Volunteers, students restore abandoned cemetery

Shannon CareyFountain City, Halls, Powell

Volunteers and students are working to pull an abandoned cemetery back from the brink. Weaks Cemetery, an African-American cemetery dating back to at least 1907, was overgrown and used as an illegal dumpsite until it drew attention from folks who care.

Weaks Cemetery is located along Dante Road and backs up to Dante Church of God’s new youth building. Chris Hammond, a health sciences teacher at Central High School, lives in Powell and drives by the site on his way to work every day.

“One day, I thought I saw a tombstone, and it kept bothering me, so I stopped and took pictures,” he said.

The grave of Spanish-American War veteran Granville Alexander and wife Anna Maria

He reached out to friend Mike Clifton who grew up in Dante. Clifton had never heard of the cemetery, either, but he was hooked. The pair started clearing out brush and trash, including building waste and car parts. They marked what unmarked graves they could find and cleaned existing tombstones.

Hammond also started some research. An amateur historian and genealogist, he found census records and death certificates for those interred in Weaks Cemetery. He discovered that the site was an African-American cemetery. Samuel and Betsey Weaks are the earliest marked graves, dated to 1907. Another Weaks Cemetery grave belongs to Granville Alexander, a veteran of the Spanish-American War. Hammond placed an American flag and a solar-powered light on his grave.

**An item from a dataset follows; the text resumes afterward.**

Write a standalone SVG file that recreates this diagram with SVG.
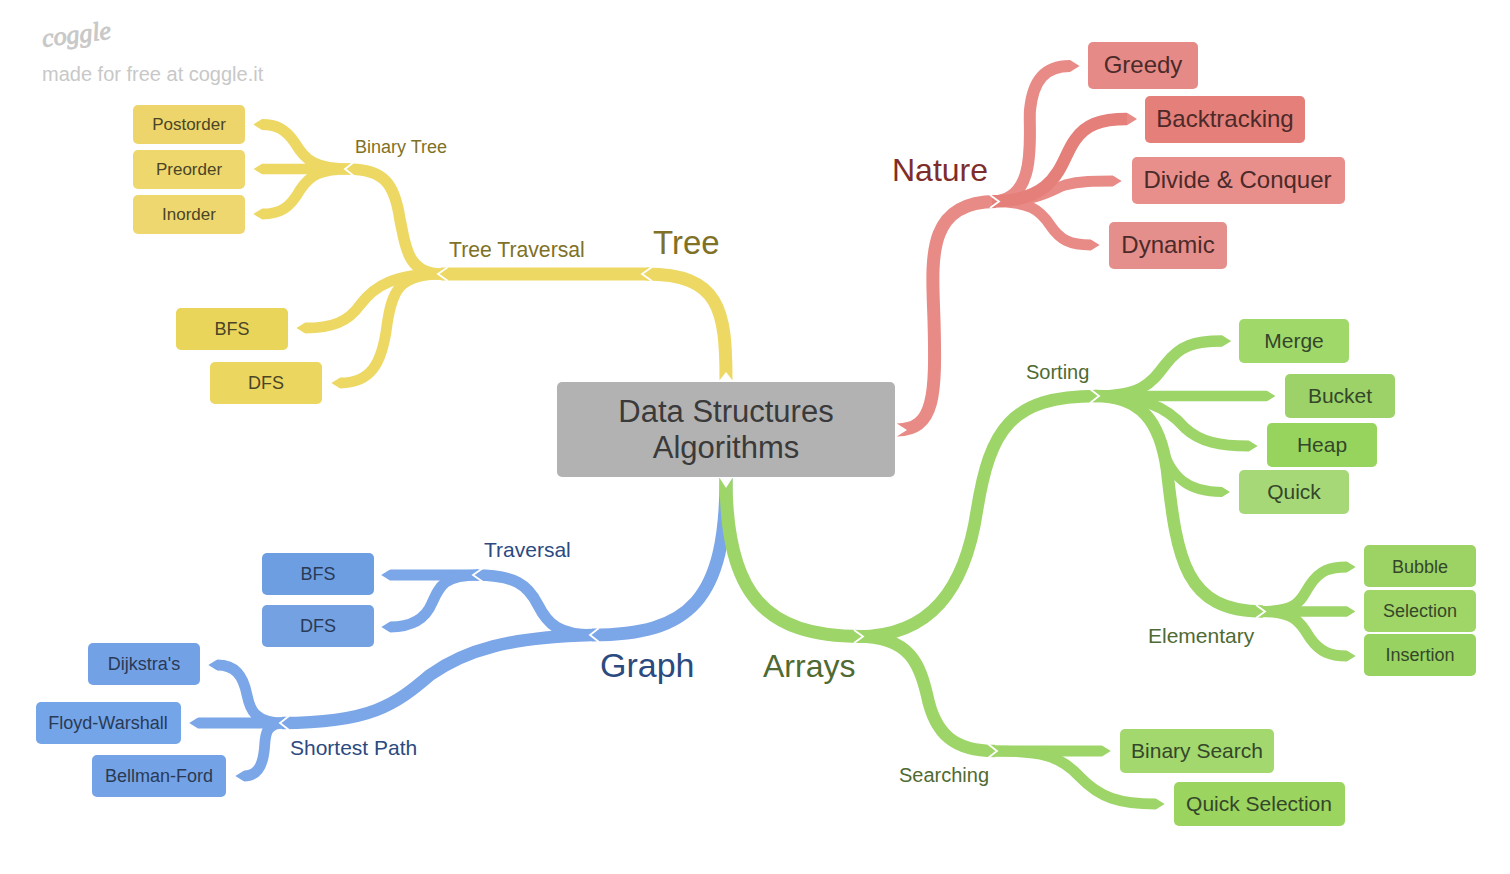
<svg xmlns="http://www.w3.org/2000/svg" width="1510" height="874" viewBox="0 0 1510 874">
<style>
text{font-family:"Liberation Sans",Arial,sans-serif;text-anchor:middle}
.c{fill:none;stroke-linecap:butt}
.y{stroke:#edd864}.r{stroke:#e88a86}.b{stroke:#7ba6e8}.g{stroke:#9dd568}
.chev{fill:none;stroke:#fff;stroke-width:1.8}
.notch{fill:#fff}
.lbl{text-anchor:start}
.ty{fill:#7f7126}.tr{fill:#7f2d2b}.tb{fill:#2b4a7f}.tg{fill:#4f6a33}
.ny{fill:#4b4526}.nr{fill:#4c2a29}.nb{fill:#2a3a55}.ng{fill:#34472a}
</style>
<defs>
<marker id="hy" markerUnits="strokeWidth" viewBox="0 -0.5 0.8 1" markerWidth="0.8" markerHeight="1" refX="0" refY="0" orient="auto"><polygon points="0,-0.5 0.8,0 0,0.5" fill="#edd864"/></marker>
<marker id="hr" markerUnits="strokeWidth" viewBox="0 -0.5 0.8 1" markerWidth="0.8" markerHeight="1" refX="0" refY="0" orient="auto"><polygon points="0,-0.5 0.8,0 0,0.5" fill="#e88a86"/></marker>
<marker id="hb" markerUnits="strokeWidth" viewBox="0 -0.5 0.8 1" markerWidth="0.8" markerHeight="1" refX="0" refY="0" orient="auto"><polygon points="0,-0.5 0.8,0 0,0.5" fill="#7ba6e8"/></marker>
<marker id="hg" markerUnits="strokeWidth" viewBox="0 -0.5 0.8 1" markerWidth="0.8" markerHeight="1" refX="0" refY="0" orient="auto"><polygon points="0,-0.5 0.8,0 0,0.5" fill="#9dd568"/></marker>
</defs>
<g id="connectors">
<path class="c b" stroke-width="13" d="M726 478 C726 600 690 635 592 635"/>
<path class="c b" stroke-width="11.500" d="M592 635 C560 635 548 625 538 605 C528 585 515 575 476 575"/>
<path class="c b" stroke-width="12.500" d="M592 635 C510 637 465 650 430 675 C395 705 370 723 282 723"/>
<path class="c b" stroke-width="11" marker-end="url(#hb)" d="M478 575 L390 575"/>
<path class="c b" stroke-width="10.800" marker-end="url(#hb)" d="M478 575 C445 575 440 585 432 603 C425 620 410 627 390 627"/>
<path class="c b" stroke-width="10.800" marker-end="url(#hb)" d="M284 723 C255 723 250 710 247 695 C243 675 235 665 217 665"/>
<path class="c b" stroke-width="11" marker-end="url(#hb)" d="M284 723 L198 723"/>
<path class="c b" stroke-width="10.800" marker-end="url(#hb)" d="M284 723 C262 723 266 740 264 752 C262 768 256 776 244 776"/>
<path class="c y" stroke-width="13" d="M726 380 C726 310 720 274 646 274"/>
<path class="c y" stroke-width="13" d="M650 274 L441 274"/>
<path class="c y" stroke-width="11.500" d="M441 274 C405 274 405 240 400 220 C395 185 385 169 348 169"/>
<path class="c y" stroke-width="10.800" marker-end="url(#hy)" d="M441 274 C395 274 375 285 360 305 C348 322 332 328 305 328"/>
<path class="c y" stroke-width="10.800" marker-end="url(#hy)" d="M441 274 C400 274 392 290 387 325 C382 365 370 383 340 383"/>
<path class="c y" stroke-width="10.800" marker-end="url(#hy)" d="M350 169 C315 169 305 160 295 143 C285 128 275 124.500 262 124.500"/>
<path class="c y" stroke-width="10.500" marker-end="url(#hy)" d="M350 169 L262 169"/>
<path class="c y" stroke-width="10.800" marker-end="url(#hy)" d="M350 169 C320 169 310 175 300 190 C290 208 280 214 262 214"/>
<path class="c r" stroke-width="13" d="M897 430 C935 430 936 395 934 320 C932 260 925 201.500 996 201.500"/>
<path class="c r" stroke-width="12" marker-end="url(#hr)" d="M992 201.500 C1040 201.500 1028 130 1030 110 C1033 80 1045 66 1070 66"/>
<path class="c r" stroke-width="10.800" marker-end="url(#hr)" d="M992 201.500 C1040 201.500 1050 190 1065 185 C1080 181 1095 181 1113 181"/>
<path class="c r" stroke-width="10.800" marker-end="url(#hr)" d="M992 201.500 C1030 201.500 1040 210 1050 225 C1060 240 1070 245 1091 245"/>
<path class="c r" style="stroke:#e57f7a" stroke-width="12.500" marker-end="url(#hr)" d="M992 201.500 C1060 201.500 1060 160 1075 140 C1085 125 1100 119 1127 119"/>
<path class="c g" stroke-width="13" d="M726 478 C726 595 765 636.500 861 636.500"/>
<path class="c g" stroke-width="12.500" d="M858 636.500 C930 636.500 965 590 977 510 C990 430 1010 396 1097 396"/>
<path class="c g" stroke-width="12.500" d="M858 636.500 C910 636.500 920 665 927 695 C935 735 955 751 995 751"/>
<path class="c g" stroke-width="12.500" d="M1095 396 C1140 396 1160 420 1167 470 C1177 560 1185 611.500 1263 611.500"/>
<path class="c g" stroke-width="11.500" marker-end="url(#hg)" d="M1095 396 C1140 396 1150 385 1165 365 C1180 345 1195 341 1222 341"/>
<path class="c g" stroke-width="10.500" marker-end="url(#hg)" d="M1095 396 L1267 396"/>
<path class="c g" stroke-width="10.800" marker-end="url(#hg)" d="M1095 396 C1140 396 1165 405 1185 428 C1200 442 1220 446 1249 446"/>
<path class="c g" stroke-width="10" marker-end="url(#hg)" d="M1160 440 C1170 480 1190 492 1222 492"/>
<path class="c g" stroke-width="10.800" marker-end="url(#hg)" d="M1260 611.500 C1300 611.500 1300 600 1310 585 C1320 570 1330 567 1347 567"/>
<path class="c g" stroke-width="10.500" marker-end="url(#hg)" d="M1260 611.500 L1347 611.500"/>
<path class="c g" stroke-width="10.800" marker-end="url(#hg)" d="M1260 611.500 C1295 611.500 1300 622 1310 638 C1320 652 1330 656 1347 656"/>
<path class="c g" stroke-width="11" marker-end="url(#hg)" d="M992 751 L1102 751"/>
<path class="c g" stroke-width="10.800" marker-end="url(#hg)" d="M992 751 C1040 751 1060 755 1080 777 C1100 798 1120 804 1156 804"/>
<g id="joints">
<polygon class="notch" points="719,381 726,372 733,381"/>
<polygon class="notch" points="719,477 726,488 733,477"/>
<polygon class="notch" points="896,423 907,430 896,437"/>
<polyline class="chev" points="652,267 642,274 652,281"/>
<polyline class="chev" points="448,267 438,274 448,281"/>
<polyline class="chev" points="354,162 345,169 354,176"/>
<polyline class="chev" points="483,568 473,575 483,582"/>
<polyline class="chev" points="599,628 590,635 599,642"/>
<polyline class="chev" points="289,716 280,723 289,730"/>
<polyline class="chev" points="990,195 999,201.500 990,208"/>
<polyline class="chev" points="854,630 863,636.500 854,643"/>
<polyline class="chev" points="1090,389 1099,396 1090,403"/>
<polyline class="chev" points="1256,605 1265,611.500 1256,618"/>
<polyline class="chev" points="988,744 997,751 988,758"/>
</g>
</g>
<g id="watermark">
<text class="lbl" x="43" y="47" font-size="26" font-style="italic" transform="rotate(-7 43 47)" style="font-family:'Liberation Serif',serif;fill:#c8c8c8;stroke:#c8c8c8;stroke-width:.9">coggle</text>
<text class="lbl" x="42" y="81" font-size="20" fill="#c8c8c8">made for free at coggle.it</text>
</g>
<g id="root"><rect x="557" y="382" width="338" height="95" rx="5" fill="#b2b2b2"/><text x="726" y="422" font-size="31" fill="#3a3a3a">Data Structures</text><text x="726" y="458" font-size="31" fill="#3a3a3a">Algorithms</text></g>
<g id="tree"><text class="lbl ty" x="653" y="254" font-size="33">Tree</text></g>
<g id="tree-traversal"><text class="lbl ty" x="449" y="257" font-size="21.200">Tree Traversal</text></g>
<g id="binary-tree"><text class="lbl ty" x="355" y="153" font-size="18">Binary Tree</text></g>
<g id="postorder"><rect x="133" y="105" width="112" height="39" rx="5" fill="#edd56c"/><text class="ny" x="189" y="130" font-size="17">Postorder</text></g>
<g id="preorder"><rect x="133" y="150" width="112" height="39" rx="5" fill="#eed76d"/><text class="ny" x="189" y="175" font-size="17">Preorder</text></g>
<g id="inorder"><rect x="133" y="195" width="112" height="39" rx="5" fill="#eed76f"/><text class="ny" x="189" y="220" font-size="17">Inorder</text></g>
<g id="bfs-tree"><rect x="176" y="308" width="112" height="42" rx="5" fill="#ead55b"/><text class="ny" x="232" y="335" font-size="18">BFS</text></g>
<g id="dfs-tree"><rect x="210" y="362" width="112" height="42" rx="5" fill="#ebd65f"/><text class="ny" x="266" y="389" font-size="18">DFS</text></g>
<g id="nature"><text class="lbl tr" x="892" y="181" font-size="32">Nature</text></g>
<g id="greedy"><rect x="1088" y="42" width="110" height="47" rx="5" fill="#e58a87"/><text class="nr" x="1143" y="73" font-size="24">Greedy</text></g>
<g id="backtracking"><rect x="1145" y="96" width="160" height="47" rx="5" fill="#e57f7a"/><text class="nr" x="1225" y="127" font-size="24">Backtracking</text></g>
<g id="divide"><rect x="1132" y="157" width="213" height="47" rx="5" fill="#e88f8c"/><text class="nr" x="1237.500" y="188" font-size="24">Divide &amp; Conquer</text></g>
<g id="dynamic"><rect x="1109" y="222" width="118" height="47" rx="5" fill="#e58f8c"/><text class="nr" x="1168" y="253" font-size="24">Dynamic</text></g>
<g id="arrays"><text class="lbl tg" x="763" y="677" font-size="32">Arrays</text></g>
<g id="sorting"><text class="lbl tg" x="1026" y="379" font-size="20">Sorting</text></g>
<g id="merge"><rect x="1239" y="319" width="110" height="44" rx="5" fill="#a0d86a"/><text class="ng" x="1294" y="348" font-size="21">Merge</text></g>
<g id="bucket"><rect x="1285" y="374" width="110" height="44" rx="5" fill="#9cd268"/><text class="ng" x="1340" y="403" font-size="21">Bucket</text></g>
<g id="heap"><rect x="1267" y="423" width="110" height="44" rx="5" fill="#97d45d"/><text class="ng" x="1322" y="452" font-size="21">Heap</text></g>
<g id="quick"><rect x="1239" y="470" width="110" height="44" rx="5" fill="#a6d878"/><text class="ng" x="1294" y="499" font-size="21">Quick</text></g>
<g id="elementary"><text class="lbl tg" x="1148" y="643" font-size="21">Elementary</text></g>
<g id="bubble"><rect x="1364" y="545" width="112" height="42" rx="5" fill="#9dd264"/><text class="ng" x="1420" y="573" font-size="18">Bubble</text></g>
<g id="selection"><rect x="1364" y="590" width="112" height="42" rx="5" fill="#a0d568"/><text class="ng" x="1420" y="617" font-size="18">Selection</text></g>
<g id="insertion"><rect x="1364" y="634" width="112" height="42" rx="5" fill="#98d260"/><text class="ng" x="1420" y="661" font-size="18">Insertion</text></g>
<g id="searching"><text class="lbl tg" x="899" y="782" font-size="20">Searching</text></g>
<g id="binary-search"><rect x="1120" y="729" width="154" height="44" rx="5" fill="#a2d86e"/><text class="ng" x="1197" y="758" font-size="21">Binary Search</text></g>
<g id="quick-selection"><rect x="1174" y="782" width="171" height="44" rx="5" fill="#9bd45e"/><text class="ng" x="1259" y="811" font-size="21">Quick Selection</text></g>
<g id="graph"><text class="lbl tb" x="600" y="677" font-size="34">Graph</text></g>
<g id="traversal"><text class="lbl tb" x="484" y="557" font-size="21">Traversal</text></g>
<g id="bfs-graph"><rect x="262" y="553" width="112" height="42" rx="5" fill="#6d9ee2"/><text class="nb" x="318" y="580" font-size="18">BFS</text></g>
<g id="dfs-graph"><rect x="262" y="605" width="112" height="42" rx="5" fill="#73a1e2"/><text class="nb" x="318" y="632" font-size="18">DFS</text></g>
<g id="shortest-path"><text class="lbl tb" x="290" y="755" font-size="21">Shortest Path</text></g>
<g id="dijkstra"><rect x="88" y="643" width="112" height="42" rx="5" fill="#73a1e6"/><text class="nb" x="144" y="670" font-size="18">Dijkstra's</text></g>
<g id="floyd"><rect x="36" y="702" width="145" height="42" rx="5" fill="#74a5e8"/><text class="nb" x="108" y="729" font-size="18">Floyd-Warshall</text></g>
<g id="bellman"><rect x="92" y="755" width="134" height="42" rx="5" fill="#73a3e6"/><text class="nb" x="159" y="782" font-size="18">Bellman-Ford</text></g>
</svg>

Other details lend credence to the idea that the cemetery is possibly older than 1907, and that it was attached to an African-American church. A rough chunk of white limestone is backed by irises that still bloom, and a neighboring fieldstone could be an old grave marker. A well-worn path still winds through the cemetery, and records show that an African-American school used to be located on Dantedale Road just down the way.

Kassee Ferrell and Zoey Lacey hold signs for the Central High School HOSA car wash to fund gravestone repairs at Weaks Cemetery. Photo submitted

Hammond looped his Central HOSA students in on the project, asking if they’d like to raise money for the cemetery. They responded by raising almost $700 with a car wash and bake sale and placing a Weaks Cemetery research display at the East Tennessee History Fair. The funds will go to repair damaged grave markers and to place a monument to those whose graves are unmarked.

The nearby Dante Church of God has pitched in as well, helping clear brush and haul away trash. Once the cemetery is cleared and planted with some kind of ground cover, the church has committed to keeping it mowed and maintained.

“We just feel like it’s the right thing to do to honor those who have been in the community and passed on,” said pastor David Snyder. “We’re just trying to have a good testimony in the community.”

Hammond echoed the sentiment, remembering local traditions of visiting and decorating graves on Memorial Day.

“You turn on the TV, and you see so many bad things,” he said. “I think if we focused on building things up instead of tearing things down, I think this country could actually come together. Nobody deserves to have their graves treated like this. If I don’t do something, I’m just as guilty as the people that dumped here. It’s just the right thing to do.”

There’s still work to do at Weaks Cemetery. Volunteers are needed for a workday 8 a.m. to 3 p.m. Saturday, Oct. 10, to haul away remaining trash. Hammond has also started a GoFundMe campaign to place a sign at Weaks Cemetery.